I thought she had more time. I really did. I stared at my phone in disbelief after reading the patient death and discharge update. Permanently etched into my memory is the time I played Disney songs as the mother embraced her child sobbing and apologizing. “She’s not feeling herself today. Normally she’d talk and sing but not today.” As I played You Are My Sunshine, the mother sang sweetly into her daughter’s ear on the sofa. I fought back tears as I played. I saw the grace and love the mother gave her daughter as she sang through her tears.
Two weeks after the first visit, I ran into the case manager during the Hospice kids memorial event. “The mom has had a hard time showing emotion since her daughter became sick so it’s amazing she responded the way she did” said the case manager. I kept replaying the visit over and over in my head while she talked. Should I go back? Was the music too much? I wondered but still asked the case manager if she could ask the mother about another visit. I made a point to visit again after getting feedback from the case manager and set up a time for the next week. I prepared more Disney songs and music the mother said her daughter enjoyed. The morning of the next visit, the mother needed to reschedule. She said her daughter wasn’t feeling well. I said I’d be available when she’s doing better and thanked her for allowing me to play the first time. Days later, the daughter passed away.
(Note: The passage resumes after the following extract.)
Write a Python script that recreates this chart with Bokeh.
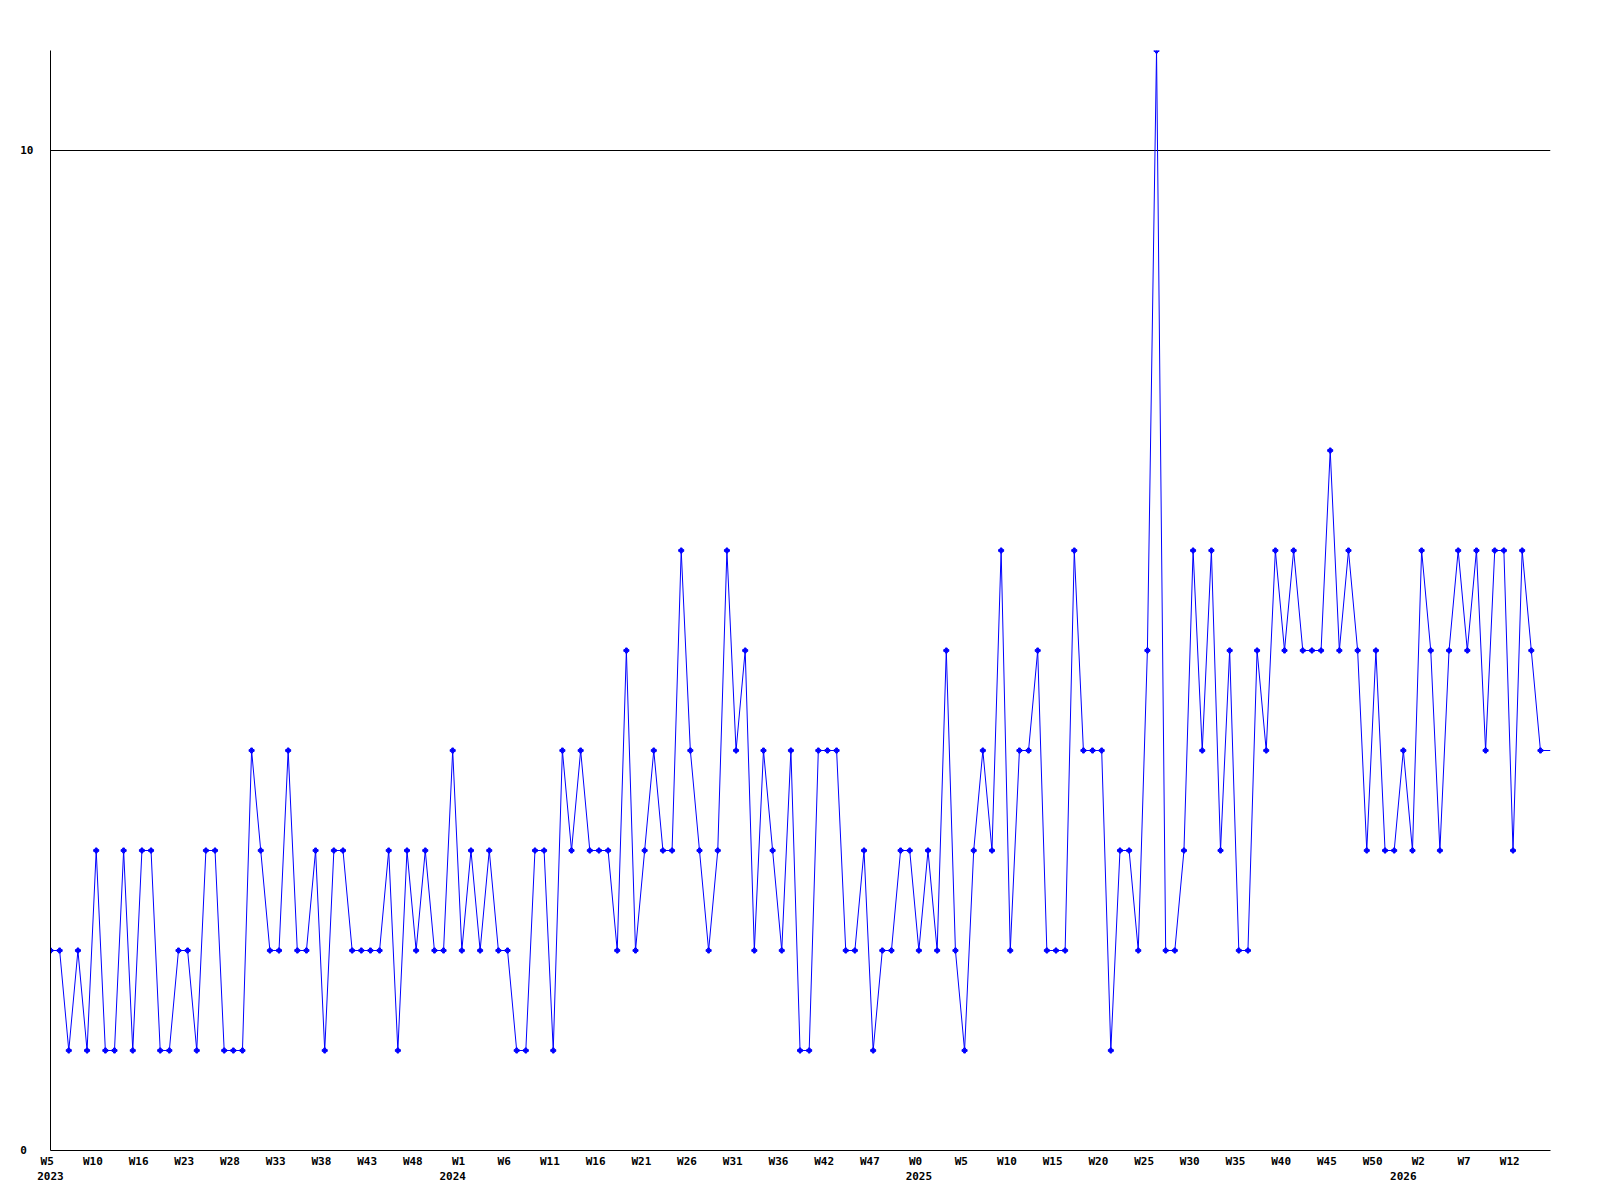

I tossed my phone on the kitchen counter and clenched my fists. I yelled damn it loud enough to startle Emily. I thought she had more time. She was just a child.
I still replay the visit in my head. I’m motivated to be a better musician and human being for the families of Hospice during the time I have with them. I’m in awe of their strength to care their loved ones as they watch them transition and hope the music makes a positive lasting impact.